Sentado na segunda fila ao lado de João Proença, o ex-ministro das Obras Públicas de Sócrates, Mário Lino, faz por afastar as dúvidas. “O nome dele está aqui”, e mostra a capa cinzenta com livro com o nome de José Sócrates a letras garrafais — é, de resto, aquilo que mais se destaca no rosto da obra. “Se fosse o senhor que o tivesse escrito, não teria já reclamado?”, questiona.

Para Sócrates, o processo em que foi constituído arguido por suspeitas de corrupção, branqueamento de capitais e fraude fiscal serve apenas para atacar a sua imagem política. Querem destruir-lhe o carisma, sugere. Os seus fiéis fazem-no acreditar que isso não é possível:

Interpreto a vossa presença não apenas como o interesse súbito da sociedade portuguesa pelos temas da Ciência Política. A vossa presença tem um significado político que extravasa estes temas, por mais interessantes que sejam, da teoria política”, devolve-lhes Sócrates.

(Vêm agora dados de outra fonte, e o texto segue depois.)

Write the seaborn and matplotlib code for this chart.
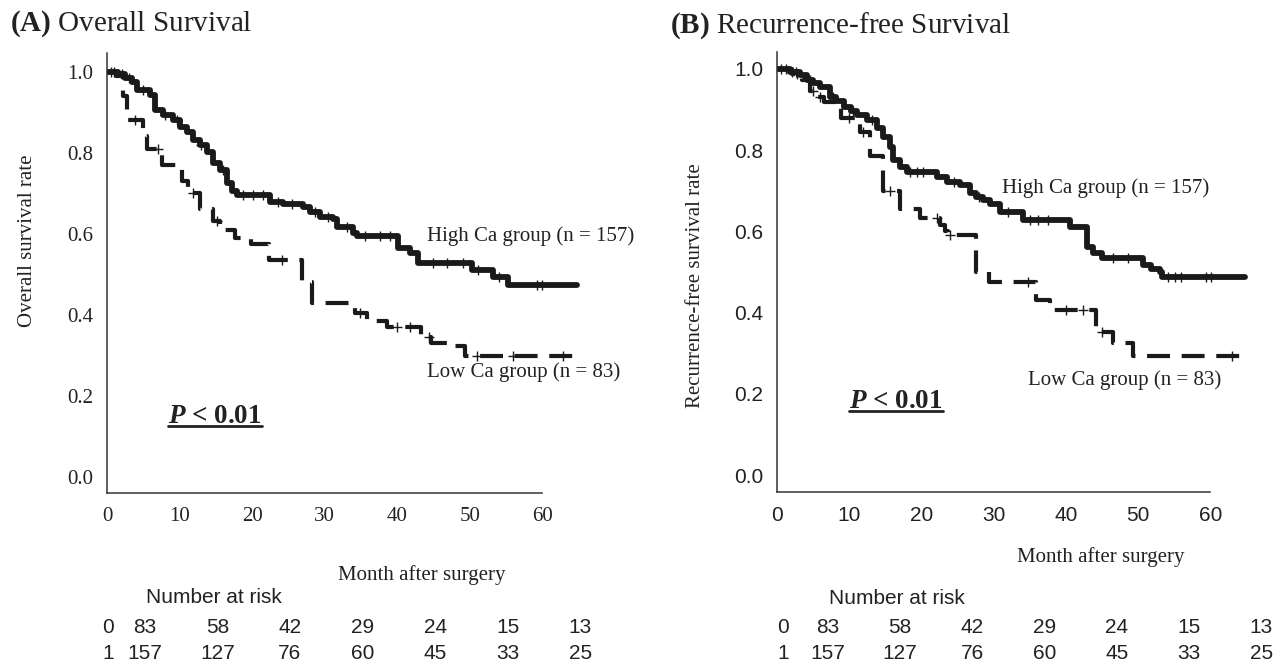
"""
Kaplan-Meier curves: overall and recurrence-free survival by Ca group
"""
import matplotlib
matplotlib.use('Agg')
import matplotlib.pyplot as plt
import matplotlib.transforms as mtransforms
from matplotlib.lines import Line2D
import seaborn as sns
import numpy as np

# ---- data ----
months = [0, 10, 20, 30, 40, 50, 60]
risk_low = [83, 58, 42, 29, 24, 15, 13]
risk_high = [157, 127, 76, 60, 45, 33, 25]

# (A) overall survival
os_high_t = [0, 1.5, 2.5, 3.5, 4.1, 5.9, 6.6, 7.7, 9.1, 10.1, 11.0, 11.8, 12.8, 13.8, 14.6,
             15.6, 16.5, 17.2, 17.9, 22.5, 24.3, 27.0, 28.0, 29.3, 31.1, 31.7, 33.9, 34.4,
             40.1, 41.7, 42.8, 50.3, 53.2, 55.2]
os_high_s = [1.0, 0.993, 0.985, 0.975, 0.955, 0.943, 0.906, 0.894, 0.881, 0.862, 0.852, 0.832,
             0.82, 0.802, 0.775, 0.758, 0.726, 0.705, 0.696, 0.679, 0.672, 0.667, 0.654, 0.642,
             0.635, 0.617, 0.602, 0.593, 0.565, 0.553, 0.528, 0.511, 0.494, 0.474]
os_high_cens = [0.5, 1.0, 2.0, 3.0, 5.0, 8.0, 9.7, 13.0, 16.0, 18.7, 20.1, 21.5, 23.5, 25.5,
                28.6, 30.5, 33.0, 35.5, 37.6, 39.0, 44.9, 46.8, 49.0, 51.1, 54.0, 59.2, 60.0]

os_low_t = [0, 1.2, 2.2, 2.8, 4.9, 5.5, 7.6, 10.3, 11.2, 12.8, 14.6, 15.6, 17.6, 19.8, 22.3,
            26.9, 28.2, 34.2, 35.8, 38.6, 43.3, 44.7, 47.0, 49.3]
os_low_s = [1.0, 0.988, 0.94, 0.88, 0.84, 0.81, 0.77, 0.73, 0.70, 0.66, 0.63, 0.61, 0.59,
            0.575, 0.535, 0.48, 0.43, 0.405, 0.385, 0.37, 0.345, 0.33, 0.322, 0.298]
os_low_cens = [3.9, 7.0, 11.9, 15.1, 24.1, 34.8, 40.0, 41.7, 44.4, 51.0, 55.9, 62.8]
os_end = 64.7

# (B) recurrence-free survival
rfs_high_t = [0, 1.8, 3.2, 4.1, 5.0, 6.0, 7.3, 8.2, 9.2, 10.2, 11.1, 12.5, 13.9, 14.6, 15.7,
              16.1, 17.0, 18.0, 22.2, 23.5, 25.3, 26.7, 27.5, 28.5, 29.5, 30.9, 34.1, 40.6,
              42.9, 43.8, 45.0, 50.7, 51.8, 53.0, 53.3]
rfs_high_s = [1.0, 0.993, 0.985, 0.973, 0.965, 0.956, 0.931, 0.92, 0.906, 0.896, 0.887, 0.874,
              0.855, 0.833, 0.808, 0.776, 0.759, 0.746, 0.734, 0.722, 0.714, 0.695, 0.685,
              0.677, 0.668, 0.648, 0.628, 0.611, 0.562, 0.547, 0.534, 0.517, 0.508, 0.5, 0.488]
rfs_high_cens = [0.5, 1.2, 2.0, 2.6, 4.5, 7.8, 10.5, 13.2, 18.4, 19.4, 20.2, 24.5, 28.0, 32.0,
                 35.0, 36.2, 37.5, 46.5, 48.6, 54.2, 55.1, 56.0, 59.4, 60.1]

rfs_low_t = [0, 2.0, 3.5, 4.5, 5.5, 6.5, 8.8, 11.5, 12.9, 14.7, 17.0, 19.8, 22.6, 23.2, 23.7,
             27.5, 29.3, 35.8, 37.8, 44.1, 46.5, 49.3]
rfs_low_s = [1.0, 0.988, 0.973, 0.945, 0.93, 0.918, 0.88, 0.845, 0.785, 0.70, 0.655, 0.633,
             0.615, 0.60, 0.591, 0.50, 0.475, 0.43, 0.406, 0.352, 0.325, 0.293]
rfs_low_cens = [2.8, 5.0, 6.0, 10.0, 11.9, 15.6, 22.2, 24.0, 34.8, 40.0, 42.4, 45.0, 63.0]
rfs_end = 64.8

# ---- style ----
sns.set_style('white')
SERIF = ['Liberation Serif', 'DejaVu Serif']
SANS = ['Liberation Sans', 'DejaVu Sans']
plt.rcParams['font.family'] = SERIF
plt.rcParams['mathtext.fontset'] = 'custom'
plt.rcParams['mathtext.rm'] = 'Liberation Serif'
plt.rcParams['mathtext.bf'] = 'Liberation Serif:bold'
plt.rcParams['mathtext.it'] = 'Liberation Serif:italic'
plt.rcParams['mathtext.bfit'] = 'Liberation Serif:italic:bold'

INK = '#1a1a1a'
TXT = '#222222'


def surv_at(t, s, c):
    """Survival value of a step curve at censoring times c."""
    idx = np.searchsorted(t, c, side='right') - 1
    return np.asarray(s)[idx]


def draw_km(ax, t, s, end, cens, lw, ls):
    x = list(t) + [end]
    y = list(s) + [s[-1]]
    sns.lineplot(x=x, y=y, ax=ax, drawstyle='steps-post', estimator=None, sort=False,
                 color=INK, linewidth=lw, linestyle=ls, legend=False, zorder=2)
    line = ax.get_lines()[-1]
    line.set_dash_capstyle('butt')
    line.set_solid_capstyle('round')
    sns.scatterplot(x=cens, y=surv_at(t, s, cens), ax=ax, marker='+', s=55,
                    color=INK, linewidth=1.0, legend=False, zorder=3)


def style_axes(ax, tick_family, tick_size):
    ax.set_xlim(0, 66)
    ax.set_xticks(months)
    ax.set_yticks([0.0, 0.2, 0.4, 0.6, 0.8, 1.0])
    ax.set_yticklabels(['0.0', '0.2', '0.4', '0.6', '0.8', '1.0'])
    sns.despine(ax=ax)
    ax.spines['bottom'].set_bounds(0, 60)
    for sp in ('left', 'bottom'):
        ax.spines[sp].set_linewidth(1.1)
        ax.spines[sp].set_color('#333333')
    ax.tick_params(axis='both', direction='out', length=5, width=1.0, color='#333333',
                   labelsize=tick_size, labelcolor=TXT, pad=5)
    for lab in ax.get_xticklabels() + ax.get_yticklabels():
        lab.set_family(tick_family)
    ax.set_xlabel('')


def risk_table(ax, offset, label_x, ys):
    tr = mtransforms.blended_transform_factory(ax.transData, ax.transAxes)
    ax.text(months[1] + offset - 0.5, ys[0], 'Number at risk', transform=tr, ha='center',
            va='center', fontsize=15, family=SANS, color=TXT)
    for row, (lab, vals) in enumerate([('0', risk_low), ('1', risk_high)]):
        y = ys[row + 1]
        ax.text(label_x, y, lab, transform=tr, ha='center', va='center', fontsize=15,
                family=SANS, color=TXT)
        for m, v in zip(months, vals):
            ax.text(m + offset, y, str(v), transform=tr, ha='center', va='center',
                    fontsize=15, family=SANS, color=TXT)


fig = plt.figure(figsize=(12.74, 6.65), dpi=100)
axA = fig.add_axes([0.084, 0.259, 0.376, 0.662])
axB = fig.add_axes([0.610, 0.260, 0.374, 0.662])

# (A)
draw_km(axA, os_high_t, os_high_s, os_end, os_high_cens, 4.2, '-')
draw_km(axA, os_low_t, os_low_s, os_end, os_low_cens, 3.0, (0, (5.5, 2.8)))
axA.set_ylim(-0.0395, 1.047)
style_axes(axA, SERIF, 15)
axA.set_ylabel('Overall survival rate', fontsize=15, color=TXT)
axA.yaxis.set_label_coords(-0.146, 0.573)
axA.text(44.1, 0.593, 'High Ca group (n = 157)', fontsize=15, va='center', color=TXT)
axA.text(44.1, 0.259, 'Low Ca group (n = 83)', fontsize=15, va='center', color=TXT)
pA = axA.text(14.9, 0.148, r'$\mathbfit{P}$ < 0.01', fontsize=19.5, fontweight='bold',
              ha='center', va='center', color=TXT)
axA.text(0.658, -0.186, 'Month after surgery', transform=axA.transAxes, fontsize=15,
         ha='center', va='center', color=TXT)
risk_table(axA, 5.2, 0.1, [-0.239, -0.305, -0.364])

# (B)
draw_km(axB, rfs_high_t, rfs_high_s, rfs_end, rfs_high_cens, 4.2, '-')
draw_km(axB, rfs_low_t, rfs_low_s, rfs_end, rfs_low_cens, 3.0, (0, (5.5, 2.8)))
axB.set_ylim(-0.042, 1.042)
style_axes(axB, SANS, 15)
axB.set_ylabel('Recurrence-free survival rate', fontsize=15, color=TXT)
axB.yaxis.set_label_coords(-0.151, 0.47)
axB.text(31.2, 0.707, 'High Ca group (n = 157)', fontsize=15, va='center', color=TXT)
axB.text(34.8, 0.234, 'Low Ca group (n = 83)', fontsize=15, va='center', color=TXT)
pB = axB.text(16.5, 0.18, r'$\mathbfit{P}$ < 0.01', fontsize=19.5, fontweight='bold',
              ha='center', va='center', color=TXT)
axB.text(0.679, -0.148, 'Month after surgery', transform=axB.transAxes, fontsize=15,
         ha='center', va='center', color=TXT)
risk_table(axB, 7.05, 0.83, [-0.241, -0.307, -0.366])

# panel titles
fig.text(0.008, 0.965, r'$\mathbf{(A)}$ Overall Survival', fontsize=21, va='center', color=TXT)
fig.text(0.526, 0.962, r'$\mathbf{(B)}$ Recurrence-free Survival', fontsize=21, va='center',
         color=TXT)

# underline the P values, just below the baseline
fig.canvas.draw()
inv = fig.transFigure.inverted()
for ptxt in (pA, pB):
    bb = ptxt.get_window_extent()
    (x0, y0), (x1, _) = inv.transform([(bb.x0, bb.y0 + 3), (bb.x1, bb.y0)])
    fig.add_artist(Line2D([x0, x1], [y0, y0], transform=fig.transFigure, color=TXT, lw=2.0))

plt.savefig('out.png', dpi=100)
plt.close()
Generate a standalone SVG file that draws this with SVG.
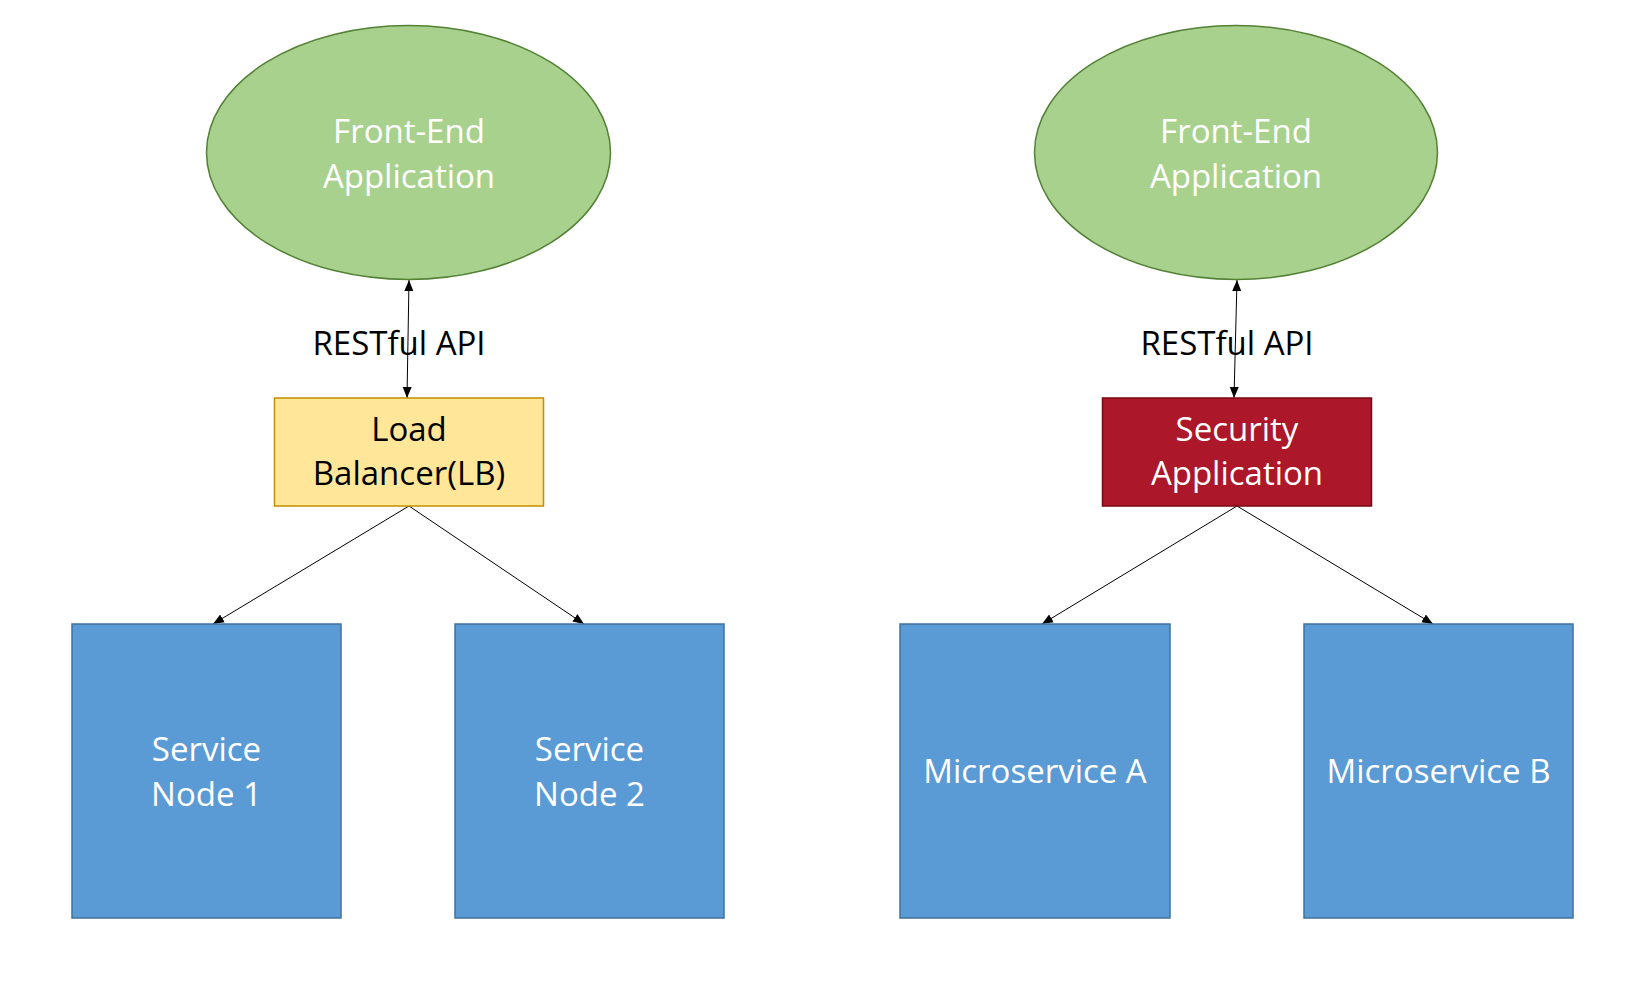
<svg xmlns="http://www.w3.org/2000/svg" width="1645" height="984" viewBox="0 0 1645 984">
<style>
.ell{fill:#A9D18E;stroke:#538135;stroke-width:1.5}
.blue{fill:#5B9BD5;stroke:#41719C;stroke-width:1.5}
.lb{fill:#FFE699;stroke:#BF9000;stroke-width:1.5}
.sec{fill:#AD172A;stroke:#7A0A14;stroke-width:1.5}
text{font-family:"Open Sans","Noto Sans",sans-serif;font-size:33px;text-anchor:middle}
.w{fill:#FFFFFF}
.k{fill:#000000}
.edge{stroke:#000;stroke-width:1;fill:none;marker-end:url(#ah)}
.dbl{marker-start:url(#ah)}
</style>
<defs>
<marker id="ah" markerUnits="userSpaceOnUse" markerWidth="12" markerHeight="10" refX="11" refY="5" orient="auto-start-reverse">
<path d="M0,0.5 L11,5 L0,9.5 z" fill="#000"/>
</marker>
</defs>
<rect width="1645" height="984" fill="#FFFFFF"/>
<g id="connectors">
<line class="edge dbl" x1="409" y1="280" x2="407" y2="398"/>
<line class="edge dbl" x1="1237" y1="280" x2="1234" y2="398"/>
<line class="edge" x1="409" y1="506" x2="213" y2="624"/>
<line class="edge" x1="409" y1="506" x2="584" y2="624"/>
<line class="edge" x1="1237" y1="506" x2="1042" y2="624"/>
<line class="edge" x1="1237" y1="506" x2="1433" y2="624"/>
<text class="k" x="399" y="355">RESTful API</text>
<text class="k" x="1227" y="355">RESTful API</text>
</g>
<g id="fe-left">
<ellipse class="ell" cx="408.5" cy="152.5" rx="202" ry="127"/>
<text class="w" x="409" y="143">Front-End</text>
<text class="w" x="409" y="188">Application</text>
</g>
<g id="fe-right">
<ellipse class="ell" cx="1236" cy="152.5" rx="201.5" ry="127"/>
<text class="w" x="1236" y="143">Front-End</text>
<text class="w" x="1236" y="188">Application</text>
</g>
<g id="load-balancer">
<rect class="lb" x="274.5" y="398" width="269" height="108"/>
<text class="k" x="409" y="441">Load</text>
<text class="k" x="409" y="485">Balancer(LB)</text>
</g>
<g id="security-app">
<rect class="sec" x="1102.5" y="398" width="269" height="108"/>
<text class="w" x="1237" y="441">Security</text>
<text class="w" x="1237" y="485">Application</text>
</g>
<g id="service-node-1">
<rect class="blue" x="72" y="624" width="269" height="294"/>
<text class="w" x="206.5" y="761">Service</text>
<text class="w" x="206.5" y="806">Node 1</text>
</g>
<g id="service-node-2">
<rect class="blue" x="455" y="624" width="269" height="294"/>
<text class="w" x="589.5" y="761">Service</text>
<text class="w" x="589.5" y="806">Node 2</text>
</g>
<g id="microservice-a">
<rect class="blue" x="900" y="624" width="270" height="294"/>
<text class="w" x="1035" y="783">Microservice A</text>
</g>
<g id="microservice-b">
<rect class="blue" x="1304" y="624" width="269" height="294"/>
<text class="w" x="1438.5" y="783">Microservice B</text>
</g>
</svg>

Depois, houve meia hora de uma intervenção em que o ex-primeiro-ministro discorreu sobre Max Weber e Goethe. O primeiro – o único, na verdade – aplauso durante a intervenção serviu para assinalar uma referência a Mário Soares. Em concreto, ao discurso de Mário Soares, após a vitória nas presidenciais de 1986.

Quando Mário Soares, na noite dessa eleição, começou o seu discurso dizendo esta é a vitória da tolerância”, isso significou que ao carisma de lutador pela liberdade sucedeu o carisma do reconciliador”. Tinham passado 27 minutos da intervenção.

Antes de dar duas entrevistas para canais de televisão, Sócrates ainda esteve uma hora a assinar livros. O ex-líder pode ser uma dor de cabeça para grande parte, mas os socráticos parecem não querer deixar a sua maior referência cair.